The Bucs defense “going low” when the Giants were in the “victory” formation trying to run out the clock? I don’t blame Coughlin for lecturing Schiano after the game. Let’s see if this turns into a bigger story throughout the week.

More 2-Man vs. Calvin Johnson on Sunday night. The Lions had to move Johnson’s alignment to get him open underneath because of the deep half help over the top and I expect to see more teams play this scheme (along with Cover 2 or Cover 6) vs. Detroit. Take away the deep ball.

Reggie Bush deserves a game ball. Everyone saw his 65-yard TD run, but let’s not discount the 26 carries in the win over the Raiders. The Miami RB finished with 172-yards on the ground. He put in some work on Sunday.

The Josh Morgan penalty late in the Redskins’ loss to the Rams is bad football. With your team working to get field position to send a game into OT, you can’t throw a ball at an opponent. That is exactly what DBs want—and they are looking for you to retaliate. Little league stuff right there from Morgan.

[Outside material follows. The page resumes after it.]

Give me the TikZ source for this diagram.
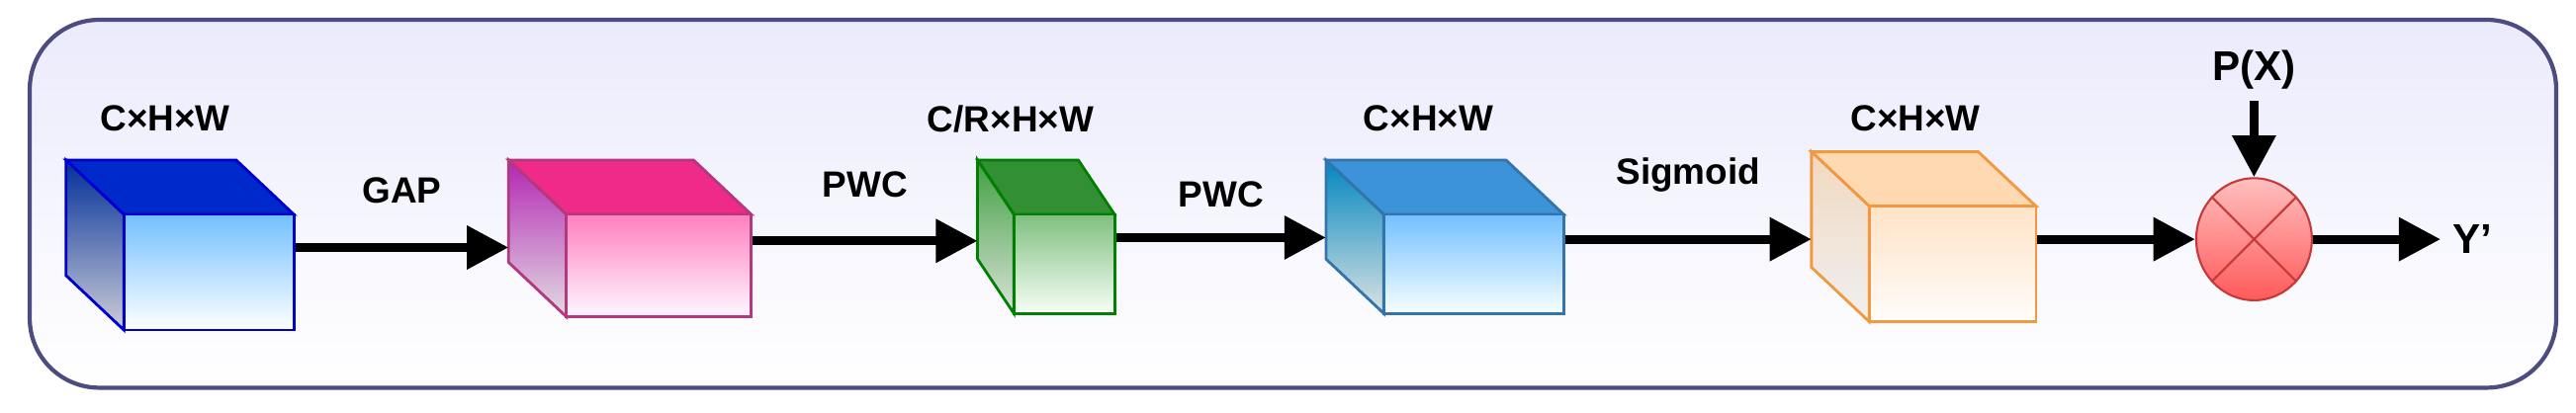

Where is the defense in Kansas City after another blowout loss? I picked the Chiefs to win the AFC West because of Romeo Crennel’s unit. But after two straight weeks of giving up big plays, what’s the story here? I don’t see this as a scheme or game plan issue. Instead, this is on basic techniques and fundamentals. If you can’t get off blocks, take solid angles to the ball in the secondary and limit the run game, you won’t win in this league. The Bills rushed for over 200-yards in the 35-17 win.

Steelers’ WR Mike Wallace gets the nod for play of the day after his TD catch vs. Jets’ CB Antonio Cromartie. Vet move from Wallace here on an underthrow ball with the slight push (or shove) to the back of Cromarite. Create some separation on a move that will never get called. But don’t forget about the finish here with Wallace finding a way to get two feet down.

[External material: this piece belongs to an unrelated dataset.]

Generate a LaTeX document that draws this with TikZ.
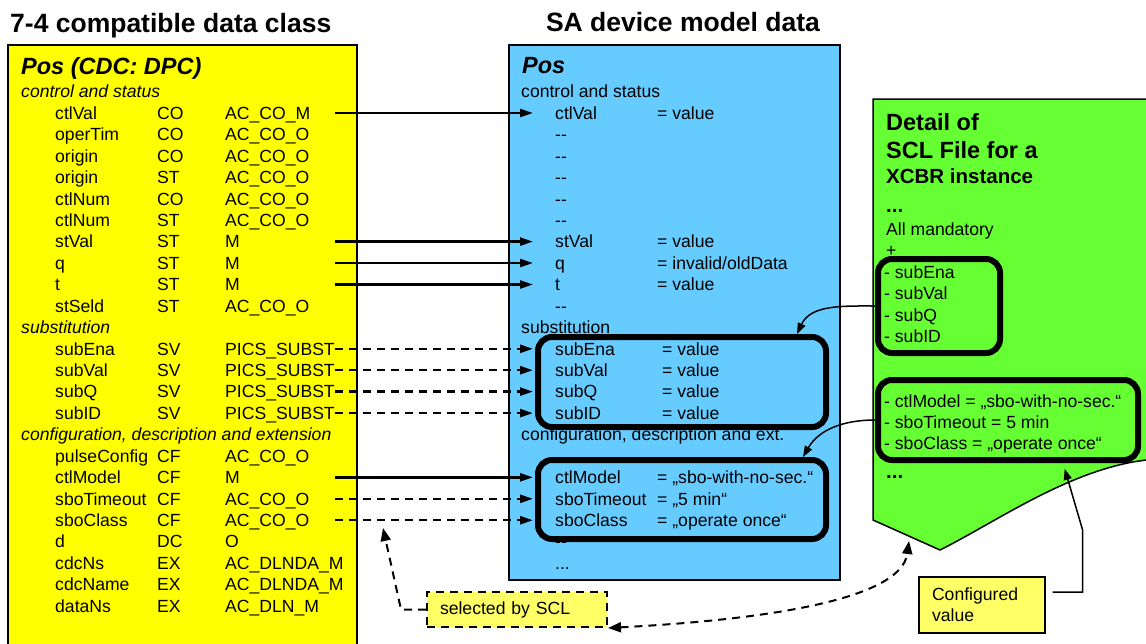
\documentclass[tikz,border=0pt]{standalone}
\usepackage{fontspec}
\setmainfont{Liberation Sans}
\usepackage{tikz}
\usetikzlibrary{arrows.meta}
\usepackage{xcolor}
\definecolor{cdcColor}{HTML}{FFFF00}
\definecolor{modelColor}{HTML}{66CCFF}
\definecolor{sclColor}{HTML}{66FF33}
\definecolor{noteColor}{HTML}{FFFF66}

\begin{document}
\begin{tikzpicture}[
    x=1pt, y=1pt,
    >={Triangle[length=13pt,width=8pt]},
    txt/.style={font=\fontsize{17.6}{21}\selectfont, inner sep=0pt, anchor=west, text height=12.5pt, text depth=0pt},
    sect/.style={txt, font=\fontsize{17.6}{21}\selectfont\itshape},
    attr/.style={txt, text width=110pt},
    bigtitle/.style={font=\fontsize{26.5}{30}\selectfont\bfseries, inner sep=0pt, anchor=base west},
    heading/.style={font=\fontsize{23.5}{28}\selectfont\bfseries\itshape, inner sep=0pt, anchor=base west},
    sclhead/.style={font=\fontsize{23.5}{28}\selectfont\bfseries, inner sep=0pt, anchor=base west},
    panel/.style={draw=black, line width=1.5pt},
    selbox/.style={draw=black, line width=6pt, rounded corners=14pt, inner sep=0pt},
    note/.style={draw=black, fill=noteColor, line width=1.2pt, inner xsep=13pt, inner ysep=0pt, align=left, font=\fontsize{17.6}{21}\selectfont},
    map/.style={->, line width=2.5pt, shorten >=22pt},
    optmap/.style={map, dash pattern=on 8pt off 6pt},
    detail/.style={-{Triangle[length=11pt,width=8pt]}, line width=1.5pt},
    seldash/.style={line width=2pt, dash pattern=on 8pt off 6pt},
  ]
  \useasboundingbox (0,0) rectangle (1146,-643);

  % Panels
  \draw[panel, fill=cdcColor]   (8,-45) rectangle (357,-660);
  \draw[panel, fill=modelColor] (509,-45) rectangle (840,-580);
  \draw[panel, fill=sclColor] (873,-520) -- (873,-99) -- (1160,-99) -- (1160,-459)
    .. controls (1080,-462) and (1000,-520) .. (940,-550) -- cycle;
  \coordinate (gBot) at (909,-541);

  % Titles
  \node[bigtitle] (ttl1) at (10,-32) {7-4 compatible data class};
  \node[bigtitle, anchor=base] (ttl2) at (683,-31) {SA device model data};

  % Compatible data class
  \node[heading] (lpos) at (21,-74) {Pos (CDC: DPC)};
  \node[sect] (lsec0) at (21,-91.6) {control and status};
  \node[txt]  (l1)  at (55,-113)    {ctlVal};
  \node[txt]  (lt1) at (157,-113)   {CO};
  \node[attr] (la1) at (225,-113)   {AC\_CO\_M};
  \node[txt]  (l2)  at (55,-134.5)  {operTim};
  \node[txt]  (lt2) at (157,-134.5) {CO};
  \node[attr] (la2) at (225,-134.5) {AC\_CO\_O};
  \node[txt]  (l3)  at (55,-155.9)  {origin};
  \node[txt]  (lt3) at (157,-155.9) {CO};
  \node[attr] (la3) at (225,-155.9) {AC\_CO\_O};
  \node[txt]  (l4)  at (55,-177.3)  {origin};
  \node[txt]  (lt4) at (157,-177.3) {ST};
  \node[attr] (la4) at (225,-177.3) {AC\_CO\_O};
  \node[txt]  (l5)  at (55,-198.8)  {ctlNum};
  \node[txt]  (lt5) at (157,-198.8) {CO};
  \node[attr] (la5) at (225,-198.8) {AC\_CO\_O};
  \node[txt]  (l6)  at (55,-220.2)  {ctlNum};
  \node[txt]  (lt6) at (157,-220.2) {ST};
  \node[attr] (la6) at (225,-220.2) {AC\_CO\_O};
  \node[txt]  (l7)  at (55,-241.6)  {stVal};
  \node[txt]  (lt7) at (157,-241.6) {ST};
  \node[attr] (la7) at (225,-241.6) {M};
  \node[txt]  (l8)  at (55,-263)    {q};
  \node[txt]  (lt8) at (157,-263)   {ST};
  \node[attr] (la8) at (225,-263)   {M};
  \node[txt]  (l9)  at (55,-284.5)  {t};
  \node[txt]  (lt9) at (157,-284.5) {ST};
  \node[attr] (la9) at (225,-284.5) {M};
  \node[txt]  (l10)  at (55,-305.9)  {stSeld};
  \node[txt]  (lt10) at (157,-305.9) {ST};
  \node[attr] (la10) at (225,-305.9) {AC\_CO\_O};
  \node[sect] (lsec11) at (21,-327.3) {substitution};
  \node[txt]  (l12)  at (55,-348.8)  {subEna};
  \node[txt]  (lt12) at (157,-348.8) {SV};
  \node[attr] (la12) at (225,-348.8) {PICS\_SUBST};
  \node[txt]  (l13)  at (55,-370.2)  {subVal};
  \node[txt]  (lt13) at (157,-370.2) {SV};
  \node[attr] (la13) at (225,-370.2) {PICS\_SUBST};
  \node[txt]  (l14)  at (55,-391.6)  {subQ};
  \node[txt]  (lt14) at (157,-391.6) {SV};
  \node[attr] (la14) at (225,-391.6) {PICS\_SUBST};
  \node[txt]  (l15)  at (55,-413.1)  {subID};
  \node[txt]  (lt15) at (157,-413.1) {SV};
  \node[attr] (la15) at (225,-413.1) {PICS\_SUBST};
  \node[sect] (lsec16) at (21,-434.5) {configuration, description and extension};
  \node[txt]  (l17)  at (55,-455.9)  {pulseConfig};
  \node[txt]  (lt17) at (157,-455.9) {CF};
  \node[attr] (la17) at (225,-455.9) {AC\_CO\_O};
  \node[txt]  (l18)  at (55,-477.3)  {ctlModel};
  \node[txt]  (lt18) at (157,-477.3) {CF};
  \node[attr] (la18) at (225,-477.3) {M};
  \node[txt]  (l19)  at (55,-498.8)  {sboTimeout};
  \node[txt]  (lt19) at (157,-498.8) {CF};
  \node[attr] (la19) at (225,-498.8) {AC\_CO\_O};
  \node[txt]  (l20)  at (55,-520.2)  {sboClass};
  \node[txt]  (lt20) at (157,-520.2) {CF};
  \node[attr] (la20) at (225,-520.2) {AC\_CO\_O};
  \node[txt]  (l21)  at (55,-541.6)  {d};
  \node[txt]  (lt21) at (157,-541.6) {DC};
  \node[attr] (la21) at (225,-541.6) {O};
  \node[txt]  (l22)  at (55,-563.1)  {cdcNs};
  \node[txt]  (lt22) at (157,-563.1) {EX};
  \node[attr] (la22) at (225,-563.1) {AC\_DLNDA\_M};
  \node[txt]  (l23)  at (55,-584.5)  {cdcName};
  \node[txt]  (lt23) at (157,-584.5) {EX};
  \node[attr] (la23) at (225,-584.5) {AC\_DLNDA\_M};
  \node[txt]  (l24)  at (55,-605.9)  {dataNs};
  \node[txt]  (lt24) at (157,-605.9) {EX};
  \node[attr] (la24) at (225,-605.9) {AC\_DLN\_M};

  % Device model data
  \node[heading] (mpos) at (522,-73) {Pos};
  \node[txt] (msec0) at (521,-91.6) {control and status};
  \node[txt] (m1)  at (555,-113)   {ctlVal};
  \node[txt] (mv1) at (657,-113)   {= value};
  \node[txt] (m2)  at (555,-134.5) {-{}-};
  \node[txt] (m3)  at (555,-155.9) {-{}-};
  \node[txt] (m4)  at (555,-177.3) {-{}-};
  \node[txt] (m5)  at (555,-198.8) {-{}-};
  \node[txt] (m6)  at (555,-220.2) {-{}-};
  \node[txt] (m7)  at (555,-241.6) {stVal};
  \node[txt] (mv7) at (657,-241.6) {= value};
  \node[txt] (m8)  at (555,-263)   {q};
  \node[txt] (mv8) at (657,-263)   {= invalid/oldData};
  \node[txt] (m9)  at (555,-284.5) {t};
  \node[txt] (mv9) at (657,-284.5) {= value};
  \node[txt] (m10) at (555,-305.9) {-{}-};
  \node[txt] (msec11) at (521,-327.3) {substitution};
  \node[txt] (m12)  at (555,-348.8) {subEna};
  \node[txt] (mv12) at (662,-348.8) {= value};
  \node[txt] (m13)  at (555,-370.2) {subVal};
  \node[txt] (mv13) at (662,-370.2) {= value};
  \node[txt] (m14)  at (555,-391.6) {subQ};
  \node[txt] (mv14) at (662,-391.6) {= value};
  \node[txt] (m15)  at (555,-413.1) {subID};
  \node[txt] (mv15) at (662,-413.1) {= value};
  \node[txt] (msec16) at (521,-434.5) {configuration, description and ext.};
  \node[txt] (m18)  at (555,-477.3) {ctlModel};
  \node[txt] (mv18) at (657,-477.3) {= „sbo-with-no-sec.“};
  \node[txt] (m19)  at (555,-498.8) {sboTimeout};
  \node[txt] (mv19) at (657,-498.8) {= „5 min“};
  \node[txt] (m20)  at (555,-520.2) {sboClass};
  \node[txt] (mv20) at (657,-520.2) {= „operate once“};
  \node[txt] (m21)  at (555,-541.6) {-{}-};
  \node[txt] (m22)  at (555,-563.1) {...};
  \node[selbox, minimum width=288pt, minimum height=90pt] (b1) at (682,-382) {};
  \node[selbox, minimum width=288pt, minimum height=79pt] (b2) at (682,-499.5) {};

  % SCL file detail
  \node[sclhead] (g1) at (886,-130) {Detail of};
  \node[sclhead] (g2) at (886,-158) {SCL File for a};
  \node[sclhead, font=\fontsize{20.5}{24}\selectfont\bfseries] (g3) at (886,-183) {XCBR instance};
  \node[sclhead, font=\fontsize{20.5}{24}\selectfont\bfseries] (g4) at (886,-212) {...};
  \node[txt] (g5)  at (886,-229) {All mandatory};
  \node[txt] (g6)  at (886,-250) {+};
  \node[txt] (g7)  at (884,-272) {- subEna};
  \node[txt] (g8)  at (884,-293.5) {- subVal};
  \node[txt] (g9)  at (884,-315) {- subQ};
  \node[txt] (g10) at (884,-336) {- subID};
  \node[txt] (g11) at (884,-401) {- ctlModel = „sbo-with-no-sec.“};
  \node[txt] (g12) at (884,-422) {- sboTimeout = 5 min};
  \node[txt] (g13) at (884,-443) {- sboClass = „operate once“};
  \node[sclhead, font=\fontsize{20.5}{24}\selectfont\bfseries] (g14) at (886,-478) {...};
  \node[selbox, minimum width=122pt, minimum height=94pt] (b3) at (939,-306) {};
  \node[selbox, minimum width=260pt, minimum height=80pt] (b4) at (1008,-420) {};

  % Notes
  \node[note, text width=100pt, minimum height=56pt] (cfg) at (982,-605) {Configured\\value};
  \node[note, seldash, text width=154pt, minimum height=35pt] (sel) at (517,-609.5) {selected by SCL};
  \coordinate (selTip) at (383,-528);

  % Mapping
  \draw[map]    (la1.east)  -- (m1.west);
  \draw[map]    (la7.east)  -- (m7.west);
  \draw[map]    (la8.east)  -- (m8.west);
  \draw[map]    (la9.east)  -- (m9.west);
  \draw[optmap] (la12.east) -- (m12.west);
  \draw[optmap] (la13.east) -- (m13.west);
  \draw[optmap] (la14.east) -- (m14.west);
  \draw[optmap] (la15.east) -- (m15.west);
  \draw[map]    (la18.east) -- (m18.west);
  \draw[optmap] (la19.east) -- (m19.west);
  \draw[optmap] (la20.east) -- (m20.west);

  % Detail links
  \draw[detail] (b3.west) to[out=180, in=65] ([xshift=-32pt]b1.north east);
  \draw[detail] (b4.west) to[out=180, in=60] ([xshift=-26pt]b2.north east);
  \draw[detail, shorten <=7pt, shorten >=6pt] ([yshift=13pt]cfg.east) -- ++(37pt,0) -- ++(0,62pt) -- ([xshift=55pt]b4.south);
  \draw[seldash, -{Triangle[length=13pt,width=10pt]}] (sel.west) -- ++(-25pt,0) -- (selTip);
  \draw[seldash, {Triangle[length=13pt,width=10pt]}-{Triangle[length=13pt,width=10pt]}] (sel.south east)
    .. controls +(150pt,8pt) and +(-8pt,-60pt) .. (gBot);

\end{tikzpicture}
\end{document}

Staying on the Steelers-Jets matchup: how do you insert Tim Tebow into the game and keep a rhythm going on offense? It doesn’t add up when you throw Mark Sanchez into the huddle on 3rd and 7-plus and ask him to make a throw to move the sticks. The Jets have to manage this better if they are going to use Tebow.

A quick coaching point on Vernon Davis’ first TD vs. the Lions. Whenever you see an offense motion the FB out of the core to a No.1 alignment, the ball is going inside. That is called “waste motion.” Widen the defense and create an inside matchup. Exactly what the 49ers did when they ran a Smash-7 (corner) concept to get Davis up the field for the TD.

The Jags didn’t have an answer for the Texans’ defense and we should have expected that. Houston’s front seven is legit and they can play man-coverage in the secondary. That gives you options as a defensive play caller. Blaine Gabbert isn’t going to make plays vs. this defense just yet.

Rams’ fans should be excited about Sam Bradford after the 31-28 win over the Redskins. The St. Louis QB was able to work the ball to WR Danny Amendola (15-160-1TD) in the underneath zones of the Washington defense and despite making a bad decision in the red zone he finished with over 300-yards and a 3 TDs.

The Redskins are making smart decisions with RGIII in the game plan when they are in the red zone. Look at the Zone Read out of the Pistol offense or the QB Lead Draw from a 2x2 spread alignment. Add in the movement (boot, sprint) you are accustomed to seeing in a Shanahan offense, and there is a reason Griffin is producing. Put him in a position to succeed.

Both Ryan Tannehill and Brandon Weeden played much better football in their second starts. Give them time—and reps. That’s the goal with rookies at the quarterback position. The more game experience they have, the more opportunity to learn and develop the skill set necessary to produce.